** Start **
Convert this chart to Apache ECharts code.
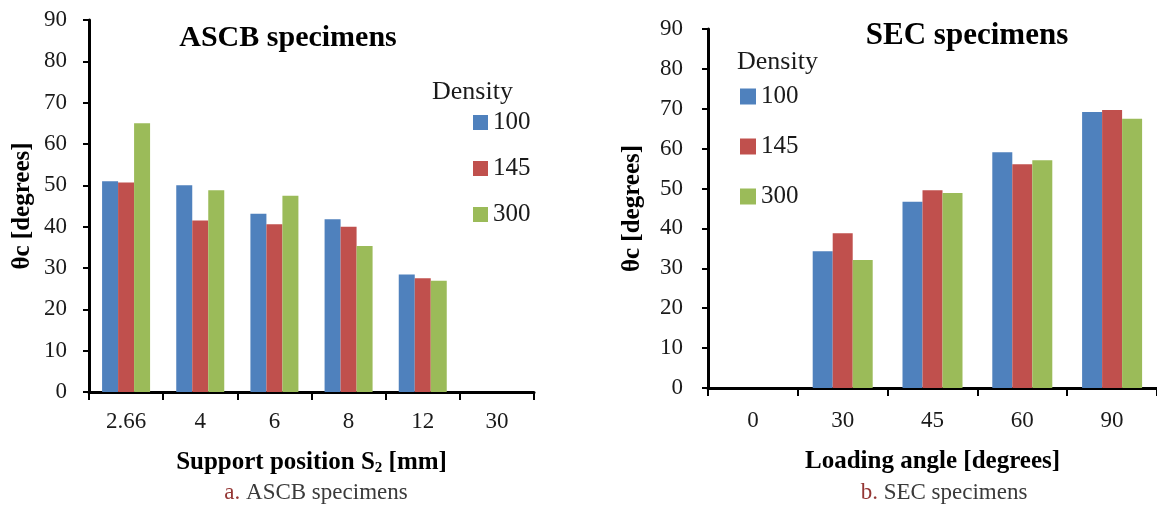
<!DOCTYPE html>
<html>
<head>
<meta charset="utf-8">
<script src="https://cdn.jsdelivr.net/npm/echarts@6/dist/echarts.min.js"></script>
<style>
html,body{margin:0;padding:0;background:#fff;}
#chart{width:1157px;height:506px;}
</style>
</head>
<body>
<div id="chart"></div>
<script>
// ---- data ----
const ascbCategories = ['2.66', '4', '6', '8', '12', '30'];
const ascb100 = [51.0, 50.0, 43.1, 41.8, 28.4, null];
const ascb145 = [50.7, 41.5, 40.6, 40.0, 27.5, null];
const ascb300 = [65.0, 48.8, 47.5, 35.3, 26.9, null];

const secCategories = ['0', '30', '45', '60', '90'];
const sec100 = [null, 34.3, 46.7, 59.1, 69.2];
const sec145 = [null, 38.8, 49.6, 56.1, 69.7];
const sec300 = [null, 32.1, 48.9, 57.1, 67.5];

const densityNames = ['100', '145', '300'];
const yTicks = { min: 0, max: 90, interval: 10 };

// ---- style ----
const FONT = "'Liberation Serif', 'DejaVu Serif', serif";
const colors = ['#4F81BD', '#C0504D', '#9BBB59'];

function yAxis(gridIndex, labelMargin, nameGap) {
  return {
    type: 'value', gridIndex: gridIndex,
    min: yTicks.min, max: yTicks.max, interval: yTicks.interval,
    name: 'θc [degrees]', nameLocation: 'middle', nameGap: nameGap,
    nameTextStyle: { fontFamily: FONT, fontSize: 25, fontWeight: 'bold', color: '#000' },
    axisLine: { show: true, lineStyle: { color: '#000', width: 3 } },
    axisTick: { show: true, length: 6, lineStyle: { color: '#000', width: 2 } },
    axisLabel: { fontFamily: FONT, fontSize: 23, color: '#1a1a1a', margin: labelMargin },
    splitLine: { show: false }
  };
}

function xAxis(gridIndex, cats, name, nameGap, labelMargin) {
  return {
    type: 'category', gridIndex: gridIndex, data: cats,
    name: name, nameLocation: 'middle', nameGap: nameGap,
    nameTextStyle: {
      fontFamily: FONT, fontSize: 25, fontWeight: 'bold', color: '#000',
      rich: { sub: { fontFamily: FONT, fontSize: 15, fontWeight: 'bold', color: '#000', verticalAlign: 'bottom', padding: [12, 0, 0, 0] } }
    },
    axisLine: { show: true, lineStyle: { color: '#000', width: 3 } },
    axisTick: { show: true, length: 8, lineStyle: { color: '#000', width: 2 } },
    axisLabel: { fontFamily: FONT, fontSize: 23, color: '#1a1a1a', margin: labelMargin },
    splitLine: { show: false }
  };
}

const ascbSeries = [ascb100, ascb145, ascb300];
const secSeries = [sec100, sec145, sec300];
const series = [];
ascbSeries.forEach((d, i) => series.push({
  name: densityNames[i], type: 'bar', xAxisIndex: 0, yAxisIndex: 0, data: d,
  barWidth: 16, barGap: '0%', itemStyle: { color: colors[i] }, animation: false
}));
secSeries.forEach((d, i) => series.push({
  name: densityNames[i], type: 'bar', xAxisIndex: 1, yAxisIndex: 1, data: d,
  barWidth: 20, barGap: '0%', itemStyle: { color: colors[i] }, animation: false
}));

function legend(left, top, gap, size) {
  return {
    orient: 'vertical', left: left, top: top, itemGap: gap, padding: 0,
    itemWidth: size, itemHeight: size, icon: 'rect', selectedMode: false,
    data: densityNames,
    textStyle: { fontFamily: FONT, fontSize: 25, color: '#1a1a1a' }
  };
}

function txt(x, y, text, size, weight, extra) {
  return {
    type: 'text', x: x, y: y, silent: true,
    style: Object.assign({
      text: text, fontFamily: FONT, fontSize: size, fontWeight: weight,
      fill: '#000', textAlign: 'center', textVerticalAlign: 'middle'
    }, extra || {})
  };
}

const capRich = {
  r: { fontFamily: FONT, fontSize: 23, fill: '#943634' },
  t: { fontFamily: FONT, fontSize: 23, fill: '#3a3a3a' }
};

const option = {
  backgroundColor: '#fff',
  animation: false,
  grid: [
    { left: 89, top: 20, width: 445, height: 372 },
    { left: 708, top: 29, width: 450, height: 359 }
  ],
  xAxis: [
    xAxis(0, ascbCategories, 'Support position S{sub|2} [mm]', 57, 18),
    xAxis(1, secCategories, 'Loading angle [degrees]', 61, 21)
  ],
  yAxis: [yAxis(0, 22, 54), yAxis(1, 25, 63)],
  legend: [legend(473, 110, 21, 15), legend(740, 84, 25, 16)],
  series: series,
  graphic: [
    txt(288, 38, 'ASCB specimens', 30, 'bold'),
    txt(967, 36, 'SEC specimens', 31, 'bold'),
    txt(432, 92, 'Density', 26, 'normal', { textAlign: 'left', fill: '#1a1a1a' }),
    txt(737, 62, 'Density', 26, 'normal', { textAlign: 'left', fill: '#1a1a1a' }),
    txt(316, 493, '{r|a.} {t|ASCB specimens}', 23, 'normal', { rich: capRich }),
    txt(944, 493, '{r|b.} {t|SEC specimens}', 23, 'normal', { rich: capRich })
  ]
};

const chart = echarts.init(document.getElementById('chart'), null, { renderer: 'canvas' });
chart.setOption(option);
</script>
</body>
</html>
** End **
Quote the listing above in full, except for the pictures.

Convert this chart to Apache ECharts code.
<!DOCTYPE html>
<html>
<head>
<meta charset="utf-8">
<script src="https://cdn.jsdelivr.net/npm/echarts@6/dist/echarts.min.js"></script>
<style>
html,body{margin:0;padding:0;background:#fff;}
#chart{width:1157px;height:506px;}
</style>
</head>
<body>
<div id="chart"></div>
<script>
// ---- data ----
const ascbCategories = ['2.66', '4', '6', '8', '12', '30'];
const ascb100 = [51.0, 50.0, 43.1, 41.8, 28.4, null];
const ascb145 = [50.7, 41.5, 40.6, 40.0, 27.5, null];
const ascb300 = [65.0, 48.8, 47.5, 35.3, 26.9, null];

const secCategories = ['0', '30', '45', '60', '90'];
const sec100 = [null, 34.3, 46.7, 59.1, 69.2];
const sec145 = [null, 38.8, 49.6, 56.1, 69.7];
const sec300 = [null, 32.1, 48.9, 57.1, 67.5];

const densityNames = ['100', '145', '300'];
const yTicks = { min: 0, max: 90, interval: 10 };

// ---- style ----
const FONT = "'Liberation Serif', 'DejaVu Serif', serif";
const colors = ['#4F81BD', '#C0504D', '#9BBB59'];

function yAxis(gridIndex, labelMargin, nameGap) {
  return {
    type: 'value', gridIndex: gridIndex,
    min: yTicks.min, max: yTicks.max, interval: yTicks.interval,
    name: 'θc [degrees]', nameLocation: 'middle', nameGap: nameGap,
    nameTextStyle: { fontFamily: FONT, fontSize: 25, fontWeight: 'bold', color: '#000' },
    axisLine: { show: true, lineStyle: { color: '#000', width: 3 } },
    axisTick: { show: true, length: 6, lineStyle: { color: '#000', width: 2 } },
    axisLabel: { fontFamily: FONT, fontSize: 23, color: '#1a1a1a', margin: labelMargin },
    splitLine: { show: false }
  };
}

function xAxis(gridIndex, cats, name, nameGap, labelMargin) {
  return {
    type: 'category', gridIndex: gridIndex, data: cats,
    name: name, nameLocation: 'middle', nameGap: nameGap,
    nameTextStyle: {
      fontFamily: FONT, fontSize: 25, fontWeight: 'bold', color: '#000',
      rich: { sub: { fontFamily: FONT, fontSize: 15, fontWeight: 'bold', color: '#000', verticalAlign: 'bottom', padding: [12, 0, 0, 0] } }
    },
    axisLine: { show: true, lineStyle: { color: '#000', width: 3 } },
    axisTick: { show: true, length: 8, lineStyle: { color: '#000', width: 2 } },
    axisLabel: { fontFamily: FONT, fontSize: 23, color: '#1a1a1a', margin: labelMargin },
    splitLine: { show: false }
  };
}

const ascbSeries = [ascb100, ascb145, ascb300];
const secSeries = [sec100, sec145, sec300];
const series = [];
ascbSeries.forEach((d, i) => series.push({
  name: densityNames[i], type: 'bar', xAxisIndex: 0, yAxisIndex: 0, data: d,
  barWidth: 16, barGap: '0%', itemStyle: { color: colors[i] }, animation: false
}));
secSeries.forEach((d, i) => series.push({
  name: densityNames[i], type: 'bar', xAxisIndex: 1, yAxisIndex: 1, data: d,
  barWidth: 20, barGap: '0%', itemStyle: { color: colors[i] }, animation: false
}));

function legend(left, top, gap, size) {
  return {
    orient: 'vertical', left: left, top: top, itemGap: gap, padding: 0,
    itemWidth: size, itemHeight: size, icon: 'rect', selectedMode: false,
    data: densityNames,
    textStyle: { fontFamily: FONT, fontSize: 25, color: '#1a1a1a' }
  };
}

function txt(x, y, text, size, weight, extra) {
  return {
    type: 'text', x: x, y: y, silent: true,
    style: Object.assign({
      text: text, fontFamily: FONT, fontSize: size, fontWeight: weight,
      fill: '#000', textAlign: 'center', textVerticalAlign: 'middle'
    }, extra || {})
  };
}

const capRich = {
  r: { fontFamily: FONT, fontSize: 23, fill: '#943634' },
  t: { fontFamily: FONT, fontSize: 23, fill: '#3a3a3a' }
};

const option = {
  backgroundColor: '#fff',
  animation: false,
  grid: [
    { left: 89, top: 20, width: 445, height: 372 },
    { left: 708, top: 29, width: 450, height: 359 }
  ],
  xAxis: [
    xAxis(0, ascbCategories, 'Support position S{sub|2} [mm]', 57, 18),
    xAxis(1, secCategories, 'Loading angle [degrees]', 61, 21)
  ],
  yAxis: [yAxis(0, 22, 54), yAxis(1, 25, 63)],
  legend: [legend(473, 110, 21, 15), legend(740, 84, 25, 16)],
  series: series,
  graphic: [
    txt(288, 38, 'ASCB specimens', 30, 'bold'),
    txt(967, 36, 'SEC specimens', 31, 'bold'),
    txt(432, 92, 'Density', 26, 'normal', { textAlign: 'left', fill: '#1a1a1a' }),
    txt(737, 62, 'Density', 26, 'normal', { textAlign: 'left', fill: '#1a1a1a' }),
    txt(316, 493, '{r|a.} {t|ASCB specimens}', 23, 'normal', { rich: capRich }),
    txt(944, 493, '{r|b.} {t|SEC specimens}', 23, 'normal', { rich: capRich })
  ]
};

const chart = echarts.init(document.getElementById('chart'), null, { renderer: 'canvas' });
chart.setOption(option);
</script>
</body>
</html>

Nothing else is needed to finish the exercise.